In those settings, concentrate supports a more controlled workflow. Product arrives ready for deployment, stores efficiently, and can be integrated into dispensing systems without building a coffee program around skilled brew prep.
Where the answer is not automatic
Can coffee concentrate save labor? Yes, but not in every operation to the same degree.
If a cafe already runs an efficient batch-brew system with trained staff and strong equipment discipline, the labor delta may be smaller. If brewed coffee is part of the brand experience, concentrate may solve an operational issue while creating a positioning issue. That is not a product problem. It is a fit problem.
There are also cases where concentrate requires process changes. Staff need clear dilution standards. Equipment compatibility matters.

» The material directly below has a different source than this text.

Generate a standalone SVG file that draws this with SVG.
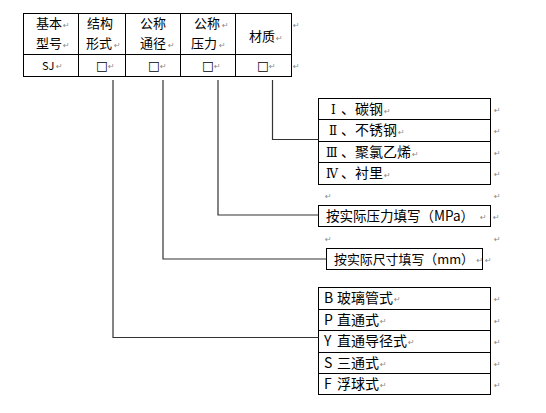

If the operation serves multiple beverage types, managers should think through whether concentrate is replacing brewed coffee, supplementing it, or supporting only certain dayparts and formats.
Labor savings are real, but they are not magic. The gain comes from redesigning the workflow around a simpler input.
Cost control matters as much as labor hours
Most commercial buyers do not separate labor from waste, consistency, and service speed. They are connected. A coffee program that saves ten minutes of labor but creates overpouring, weak cups, or stock issues is not really efficient.
This is one reason concentrate can be attractive. It gives operators tighter portion control and more predictable output. When the coffee is standardized at the source, stores and locations are less dependent on individual employee technique. That can reduce remakes, stale dump-outs, and product variation between shifts.
In practical terms, labor savings often show up as smoother service rather than a clean headcount reduction. Fewer interventions. Fewer emergency rebrews. Less time spent teaching and correcting. More ability to reassign staff to customer-facing work.
How to evaluate whether coffee concentrate will save you labor
Start with your current coffee workflow. Look at how many labor touches happen from receiving through service and cleanup. Count the time spent brewing, monitoring, refreshing, cleaning, and handling waste. Then compare that with a concentrate workflow using your expected volume and service pattern.
The right question is not just how many minutes brewing takes. Ask where coffee is slowing your team down. Is it opening prep? Mid-shift replenishment? Closing cleanup? Training inconsistency across locations? Concentrate tends to perform best when it removes friction at multiple points in the day.
It also helps to match the package to the operation. Small and midsize users may benefit from bag-in-box systems that are simple to handle and connect. Higher-volume buyers may see the best labor economics with pails or large totes that reduce changeovers and support centralized dispensing. That is where a supplier like All American Coffee LLC can be useful - not just on product, but on selecting a format that matches throughput and handling realities.
A practical view of the trade-off
Coffee concentrate is not a universal replacement for every brewed coffee program. It is an operating tool. If your business wins on handcrafted coffee theater, labor savings may come second. If your business wins on fast, dependable service at scale, concentrate is often the more efficient path.
That is why the question matters less as a debate about coffee style and more as a workflow decision. Buyers who evaluate concentrate against labor pressure, consistency targets, cleanup demands, and service speed usually get to a clearer answer faster.
If coffee service is eating up time your team cannot spare, the strongest move may not be hiring around the problem. It may be simplifying the coffee itself.